Originally Posted by Phyxashun
Why in the world did changing the code as such, change the outcome at all, because there is essentially no difference what my initial post does and what the changes do?

Since variance was not initialised, it would have been initialised with a garbage value that might not be 0, thus leading to an error in your calculations.
• 01-04-2009
Phyxashun
My wife always says that my logic is off! Thanks, that last note almost completely solved the problem, at least by my standards because now it is only off by 0.003.

Thanks again!
• 01-04-2009
laserlight
No problem :)

By the way, I would suggest that you use a std::vector<StudentsGrades> instead of a fixed size array. This would make calculateVariance() more reusable (and in the future it would be even more reusable if calculateVariance() was a function template and had an iterator pair as parameters, but that may be too advanced at the moment).
• 01-04-2009
Phyxashun
It's funny that you mention that. I was fooling around with it as a vector but started to get frustrated dealing with iterators. I'll continue looking into that modification though, as well as the template application.

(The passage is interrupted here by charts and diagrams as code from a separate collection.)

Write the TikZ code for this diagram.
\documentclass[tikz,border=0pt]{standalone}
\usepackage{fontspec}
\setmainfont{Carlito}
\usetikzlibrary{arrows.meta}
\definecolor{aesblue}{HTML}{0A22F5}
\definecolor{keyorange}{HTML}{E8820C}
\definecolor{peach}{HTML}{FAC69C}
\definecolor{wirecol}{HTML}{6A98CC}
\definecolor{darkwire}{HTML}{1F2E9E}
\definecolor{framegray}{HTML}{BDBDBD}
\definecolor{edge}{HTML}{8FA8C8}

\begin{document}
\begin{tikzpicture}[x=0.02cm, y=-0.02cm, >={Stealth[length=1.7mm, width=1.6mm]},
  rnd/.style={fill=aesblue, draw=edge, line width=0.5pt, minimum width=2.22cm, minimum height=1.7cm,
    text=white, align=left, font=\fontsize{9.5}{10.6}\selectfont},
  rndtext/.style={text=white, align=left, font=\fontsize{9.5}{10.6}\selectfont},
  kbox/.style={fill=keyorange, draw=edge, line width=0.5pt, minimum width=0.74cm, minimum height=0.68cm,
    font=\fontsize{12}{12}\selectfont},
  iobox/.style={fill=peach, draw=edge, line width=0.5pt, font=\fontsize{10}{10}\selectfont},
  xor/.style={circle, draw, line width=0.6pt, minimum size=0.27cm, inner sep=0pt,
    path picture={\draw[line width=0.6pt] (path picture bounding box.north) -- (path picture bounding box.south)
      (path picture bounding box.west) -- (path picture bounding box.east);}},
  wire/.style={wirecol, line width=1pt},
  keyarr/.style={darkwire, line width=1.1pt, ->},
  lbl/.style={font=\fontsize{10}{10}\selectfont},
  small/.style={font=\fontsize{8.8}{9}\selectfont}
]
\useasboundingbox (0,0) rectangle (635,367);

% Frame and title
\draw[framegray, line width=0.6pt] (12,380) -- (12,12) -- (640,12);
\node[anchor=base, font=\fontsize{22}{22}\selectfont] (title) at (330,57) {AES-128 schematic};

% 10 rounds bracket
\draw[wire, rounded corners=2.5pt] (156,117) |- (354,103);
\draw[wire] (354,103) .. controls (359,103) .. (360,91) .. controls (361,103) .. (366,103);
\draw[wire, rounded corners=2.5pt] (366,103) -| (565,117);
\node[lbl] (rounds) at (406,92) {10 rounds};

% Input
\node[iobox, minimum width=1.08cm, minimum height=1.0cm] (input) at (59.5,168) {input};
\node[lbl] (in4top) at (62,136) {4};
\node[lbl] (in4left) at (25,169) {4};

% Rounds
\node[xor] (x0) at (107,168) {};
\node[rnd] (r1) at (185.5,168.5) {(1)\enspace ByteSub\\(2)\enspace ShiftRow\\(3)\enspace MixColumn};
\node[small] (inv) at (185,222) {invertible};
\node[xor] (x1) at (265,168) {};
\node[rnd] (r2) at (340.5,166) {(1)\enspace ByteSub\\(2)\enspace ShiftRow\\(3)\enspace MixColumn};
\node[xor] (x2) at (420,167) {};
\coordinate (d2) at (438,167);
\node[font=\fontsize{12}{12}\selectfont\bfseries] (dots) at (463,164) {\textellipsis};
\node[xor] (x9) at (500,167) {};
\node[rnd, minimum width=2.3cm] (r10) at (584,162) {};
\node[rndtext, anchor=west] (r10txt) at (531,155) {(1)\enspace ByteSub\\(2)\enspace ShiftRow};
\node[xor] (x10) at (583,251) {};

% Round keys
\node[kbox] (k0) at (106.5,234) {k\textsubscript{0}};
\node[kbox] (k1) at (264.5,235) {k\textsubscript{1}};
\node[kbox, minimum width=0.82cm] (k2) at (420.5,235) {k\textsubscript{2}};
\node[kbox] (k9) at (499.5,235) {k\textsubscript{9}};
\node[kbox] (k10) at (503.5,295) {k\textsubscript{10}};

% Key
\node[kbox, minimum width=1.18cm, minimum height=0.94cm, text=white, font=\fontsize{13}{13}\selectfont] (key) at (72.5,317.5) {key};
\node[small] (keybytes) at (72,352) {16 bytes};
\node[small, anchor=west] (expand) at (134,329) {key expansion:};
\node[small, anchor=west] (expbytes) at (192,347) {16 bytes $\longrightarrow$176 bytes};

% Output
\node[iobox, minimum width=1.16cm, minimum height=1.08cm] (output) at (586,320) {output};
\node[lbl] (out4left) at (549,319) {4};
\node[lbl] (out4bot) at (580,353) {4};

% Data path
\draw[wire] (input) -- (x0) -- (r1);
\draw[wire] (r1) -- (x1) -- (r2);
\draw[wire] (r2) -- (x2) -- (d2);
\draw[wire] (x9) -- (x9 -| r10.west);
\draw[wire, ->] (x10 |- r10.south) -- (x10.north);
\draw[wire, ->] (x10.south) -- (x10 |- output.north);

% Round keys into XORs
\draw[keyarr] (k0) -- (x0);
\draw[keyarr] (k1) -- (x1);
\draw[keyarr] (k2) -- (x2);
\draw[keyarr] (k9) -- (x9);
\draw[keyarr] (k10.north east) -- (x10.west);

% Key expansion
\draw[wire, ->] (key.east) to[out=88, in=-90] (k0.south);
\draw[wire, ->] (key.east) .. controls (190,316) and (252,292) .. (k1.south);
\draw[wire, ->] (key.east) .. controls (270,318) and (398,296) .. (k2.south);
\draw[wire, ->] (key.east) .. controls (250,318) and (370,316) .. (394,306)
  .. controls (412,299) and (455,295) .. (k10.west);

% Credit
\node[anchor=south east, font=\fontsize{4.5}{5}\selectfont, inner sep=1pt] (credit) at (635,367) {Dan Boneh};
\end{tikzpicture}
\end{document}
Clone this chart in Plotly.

As a side note, is there anyway besides sqrt() to get the square root of the variance?

I am told, and have read, that cmath has a lot of overhead.

Cheers!

EDIT: I guess a better question would be:
Are the math libraries in boost any better at speed, and memory consumption, and portability?
• 01-04-2009
laserlight
Quote:

Originally Posted by Phyxashun
As a side note, is there anyway besides sqrt() to get the square root of the variance?

I am told, and have read, that cmath has a lot of overhead.

Suppose there is such an overhead: does it affect you? In other words, does the use of sqrt() cause your program to fail its performance requirements?

Quote:

Originally Posted by Phyxashun
Are the math libraries in boost any better at speed, and memory consumption, and portability?

Better than your own? Probably. Better than a standard library component? Well, the only valid comparison would be in cases where it provides alternatives to the standard library.
• 01-04-2009
Phyxashun
No, the inclusion of cmath does not affect my computer. I think the jist of what I meant was, is there a function available that can do the sqrt().